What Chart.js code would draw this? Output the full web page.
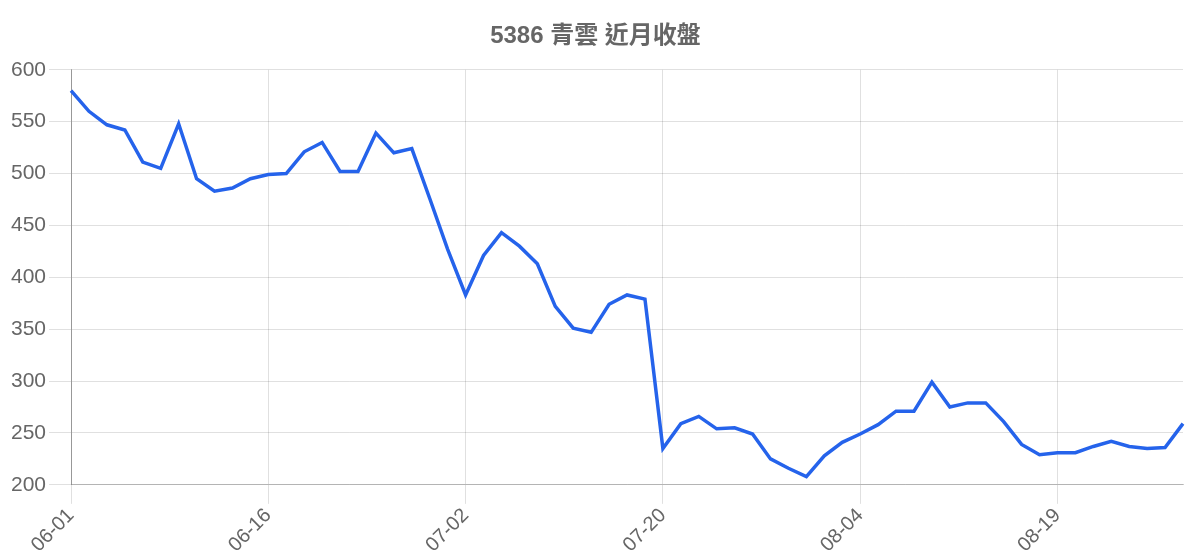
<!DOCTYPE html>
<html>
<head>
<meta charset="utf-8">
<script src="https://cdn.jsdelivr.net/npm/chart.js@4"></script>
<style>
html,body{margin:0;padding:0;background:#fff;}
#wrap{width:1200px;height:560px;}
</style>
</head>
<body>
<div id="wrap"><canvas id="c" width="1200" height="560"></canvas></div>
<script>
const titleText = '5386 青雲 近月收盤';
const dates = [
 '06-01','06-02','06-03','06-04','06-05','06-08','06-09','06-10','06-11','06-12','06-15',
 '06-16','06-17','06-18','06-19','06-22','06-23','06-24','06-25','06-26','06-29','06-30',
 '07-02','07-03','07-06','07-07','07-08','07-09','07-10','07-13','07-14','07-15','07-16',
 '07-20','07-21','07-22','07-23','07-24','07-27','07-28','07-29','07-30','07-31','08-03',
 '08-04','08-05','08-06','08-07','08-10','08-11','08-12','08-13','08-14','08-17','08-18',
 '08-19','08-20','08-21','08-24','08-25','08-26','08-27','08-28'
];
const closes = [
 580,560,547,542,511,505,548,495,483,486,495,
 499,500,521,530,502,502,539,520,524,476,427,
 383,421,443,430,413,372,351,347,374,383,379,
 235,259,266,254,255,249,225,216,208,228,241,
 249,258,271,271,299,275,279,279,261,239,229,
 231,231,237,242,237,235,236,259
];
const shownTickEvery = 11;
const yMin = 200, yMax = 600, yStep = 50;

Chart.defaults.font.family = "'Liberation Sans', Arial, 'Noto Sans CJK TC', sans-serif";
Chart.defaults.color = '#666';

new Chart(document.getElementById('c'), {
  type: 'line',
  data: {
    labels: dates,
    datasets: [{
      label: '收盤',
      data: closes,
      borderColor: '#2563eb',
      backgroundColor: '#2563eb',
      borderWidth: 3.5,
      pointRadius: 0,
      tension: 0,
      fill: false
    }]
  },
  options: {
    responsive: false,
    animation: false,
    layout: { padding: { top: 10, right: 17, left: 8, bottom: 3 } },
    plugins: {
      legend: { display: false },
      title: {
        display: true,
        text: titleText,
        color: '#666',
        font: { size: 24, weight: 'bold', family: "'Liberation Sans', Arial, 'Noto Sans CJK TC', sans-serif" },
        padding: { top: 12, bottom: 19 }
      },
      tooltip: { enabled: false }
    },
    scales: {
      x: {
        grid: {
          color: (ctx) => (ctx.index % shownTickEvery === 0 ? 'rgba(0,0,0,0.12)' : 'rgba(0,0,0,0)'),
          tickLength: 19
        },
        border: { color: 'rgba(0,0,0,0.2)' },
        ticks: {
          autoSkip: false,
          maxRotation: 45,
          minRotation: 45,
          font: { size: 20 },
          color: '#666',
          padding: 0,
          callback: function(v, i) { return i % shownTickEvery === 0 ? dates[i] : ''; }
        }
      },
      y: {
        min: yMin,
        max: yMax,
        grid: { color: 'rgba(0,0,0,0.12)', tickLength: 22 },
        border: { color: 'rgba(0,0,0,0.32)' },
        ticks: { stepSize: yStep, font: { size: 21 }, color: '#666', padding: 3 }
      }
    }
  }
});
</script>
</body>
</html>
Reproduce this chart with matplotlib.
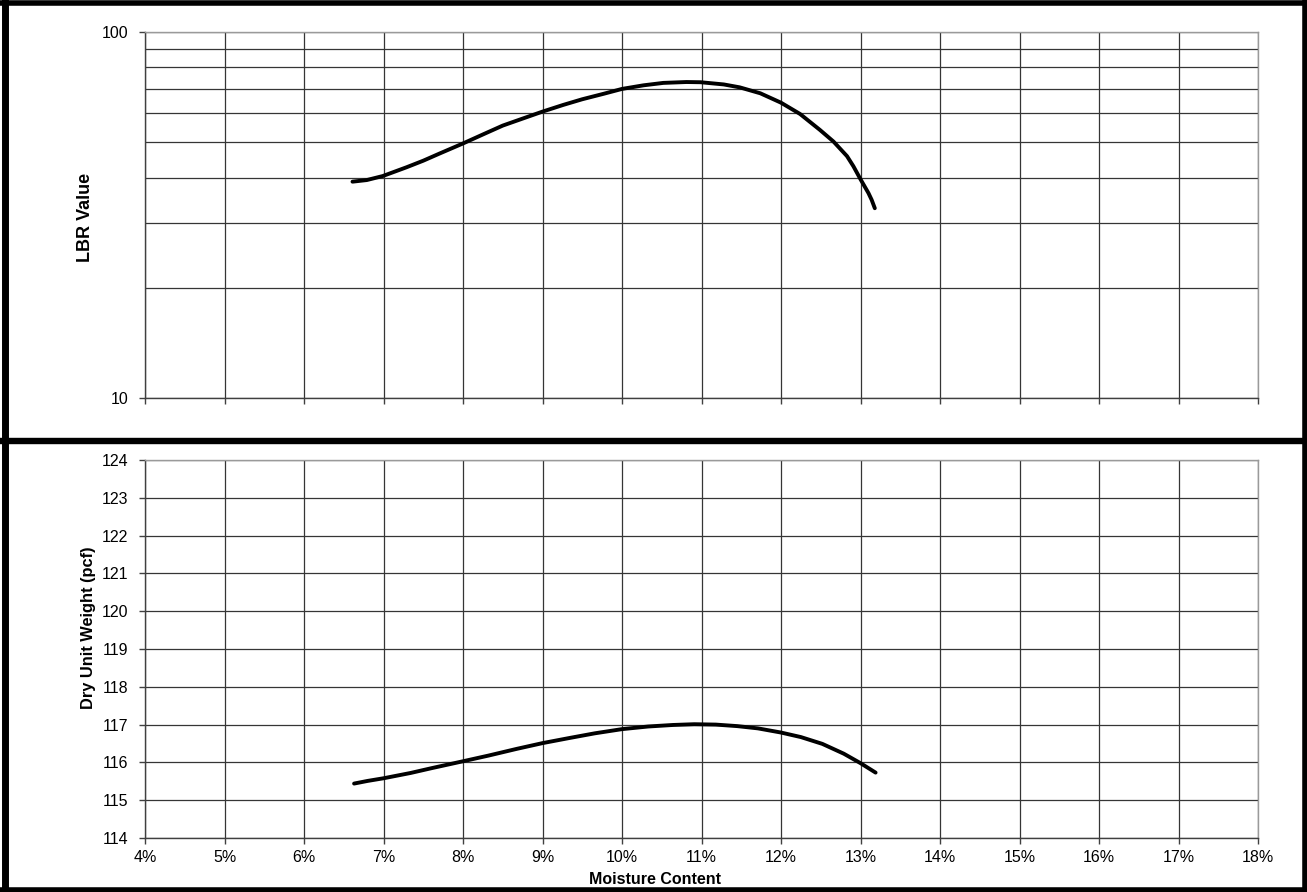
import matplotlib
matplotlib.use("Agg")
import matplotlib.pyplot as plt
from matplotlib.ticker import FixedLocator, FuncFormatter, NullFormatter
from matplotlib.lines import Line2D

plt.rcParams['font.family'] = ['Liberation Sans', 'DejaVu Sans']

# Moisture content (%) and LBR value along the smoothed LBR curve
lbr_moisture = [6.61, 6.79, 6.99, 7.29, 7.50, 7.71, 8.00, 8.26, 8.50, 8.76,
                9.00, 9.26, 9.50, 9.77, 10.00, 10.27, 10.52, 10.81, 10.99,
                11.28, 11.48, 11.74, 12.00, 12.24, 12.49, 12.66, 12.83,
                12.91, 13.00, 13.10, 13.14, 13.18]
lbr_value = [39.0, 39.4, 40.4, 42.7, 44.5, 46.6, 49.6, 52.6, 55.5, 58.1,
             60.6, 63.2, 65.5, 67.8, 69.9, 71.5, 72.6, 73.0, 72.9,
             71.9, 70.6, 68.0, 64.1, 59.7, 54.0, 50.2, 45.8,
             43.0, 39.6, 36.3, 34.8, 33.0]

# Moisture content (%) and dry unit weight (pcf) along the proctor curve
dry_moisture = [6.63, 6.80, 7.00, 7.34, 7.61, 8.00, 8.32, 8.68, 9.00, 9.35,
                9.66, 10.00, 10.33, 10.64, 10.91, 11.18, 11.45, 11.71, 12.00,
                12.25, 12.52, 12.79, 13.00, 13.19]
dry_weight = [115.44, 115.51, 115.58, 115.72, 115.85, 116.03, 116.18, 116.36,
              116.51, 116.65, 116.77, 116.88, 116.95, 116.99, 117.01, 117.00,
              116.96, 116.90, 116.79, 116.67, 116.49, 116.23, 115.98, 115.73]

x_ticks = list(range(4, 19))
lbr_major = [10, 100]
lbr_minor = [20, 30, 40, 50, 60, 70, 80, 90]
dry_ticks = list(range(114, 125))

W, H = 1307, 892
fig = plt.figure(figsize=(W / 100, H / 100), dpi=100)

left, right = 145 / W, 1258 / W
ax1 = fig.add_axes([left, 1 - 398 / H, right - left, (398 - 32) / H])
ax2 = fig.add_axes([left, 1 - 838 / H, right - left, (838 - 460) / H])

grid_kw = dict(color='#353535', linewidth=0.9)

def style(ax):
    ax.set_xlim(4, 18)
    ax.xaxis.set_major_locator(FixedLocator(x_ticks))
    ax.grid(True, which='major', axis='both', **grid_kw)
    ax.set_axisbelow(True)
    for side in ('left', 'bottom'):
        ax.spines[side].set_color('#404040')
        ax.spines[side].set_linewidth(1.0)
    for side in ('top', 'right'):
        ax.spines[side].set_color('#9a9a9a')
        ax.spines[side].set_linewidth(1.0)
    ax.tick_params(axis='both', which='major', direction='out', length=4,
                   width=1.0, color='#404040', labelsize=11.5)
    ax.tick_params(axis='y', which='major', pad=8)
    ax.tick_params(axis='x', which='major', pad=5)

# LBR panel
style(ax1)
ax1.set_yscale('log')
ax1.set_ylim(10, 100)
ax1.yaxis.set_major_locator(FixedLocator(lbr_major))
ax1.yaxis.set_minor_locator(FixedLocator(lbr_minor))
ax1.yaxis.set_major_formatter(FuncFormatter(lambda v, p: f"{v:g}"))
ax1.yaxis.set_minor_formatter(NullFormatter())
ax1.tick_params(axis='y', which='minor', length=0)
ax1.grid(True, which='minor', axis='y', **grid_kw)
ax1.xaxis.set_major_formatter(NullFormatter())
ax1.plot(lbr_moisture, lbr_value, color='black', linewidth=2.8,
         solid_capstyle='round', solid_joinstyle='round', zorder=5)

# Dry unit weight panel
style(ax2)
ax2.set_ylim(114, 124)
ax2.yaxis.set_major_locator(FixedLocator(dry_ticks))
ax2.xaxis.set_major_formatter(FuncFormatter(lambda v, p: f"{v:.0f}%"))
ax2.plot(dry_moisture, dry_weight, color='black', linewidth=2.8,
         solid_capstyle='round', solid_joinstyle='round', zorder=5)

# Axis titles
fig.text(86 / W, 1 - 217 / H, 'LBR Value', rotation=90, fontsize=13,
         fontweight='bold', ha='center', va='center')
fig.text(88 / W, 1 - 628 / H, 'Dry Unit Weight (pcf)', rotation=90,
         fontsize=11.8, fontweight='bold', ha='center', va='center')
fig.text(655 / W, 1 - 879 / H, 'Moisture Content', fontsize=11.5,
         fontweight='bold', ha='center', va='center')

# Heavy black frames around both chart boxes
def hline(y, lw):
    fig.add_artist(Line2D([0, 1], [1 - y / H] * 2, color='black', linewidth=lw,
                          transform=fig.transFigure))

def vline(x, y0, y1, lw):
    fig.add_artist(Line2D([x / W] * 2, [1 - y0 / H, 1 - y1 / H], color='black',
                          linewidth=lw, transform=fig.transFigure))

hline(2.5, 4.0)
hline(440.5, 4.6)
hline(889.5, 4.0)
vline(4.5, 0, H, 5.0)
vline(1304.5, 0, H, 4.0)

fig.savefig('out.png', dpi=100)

* * *

• _To be done_
Skip all pictures. Output only the lines from the one containing "Reproduce this chart with matplotlib." to the one containing "43.0, 39.6, 36.3, 34.8, 33.0]", both lines included.

• _Response to the exercise_
Reproduce this chart with matplotlib.
import matplotlib
matplotlib.use("Agg")
import matplotlib.pyplot as plt
from matplotlib.ticker import FixedLocator, FuncFormatter, NullFormatter
from matplotlib.lines import Line2D

plt.rcParams['font.family'] = ['Liberation Sans', 'DejaVu Sans']

# Moisture content (%) and LBR value along the smoothed LBR curve
lbr_moisture = [6.61, 6.79, 6.99, 7.29, 7.50, 7.71, 8.00, 8.26, 8.50, 8.76,
                9.00, 9.26, 9.50, 9.77, 10.00, 10.27, 10.52, 10.81, 10.99,
                11.28, 11.48, 11.74, 12.00, 12.24, 12.49, 12.66, 12.83,
                12.91, 13.00, 13.10, 13.14, 13.18]
lbr_value = [39.0, 39.4, 40.4, 42.7, 44.5, 46.6, 49.6, 52.6, 55.5, 58.1,
             60.6, 63.2, 65.5, 67.8, 69.9, 71.5, 72.6, 73.0, 72.9,
             71.9, 70.6, 68.0, 64.1, 59.7, 54.0, 50.2, 45.8,
             43.0, 39.6, 36.3, 34.8, 33.0]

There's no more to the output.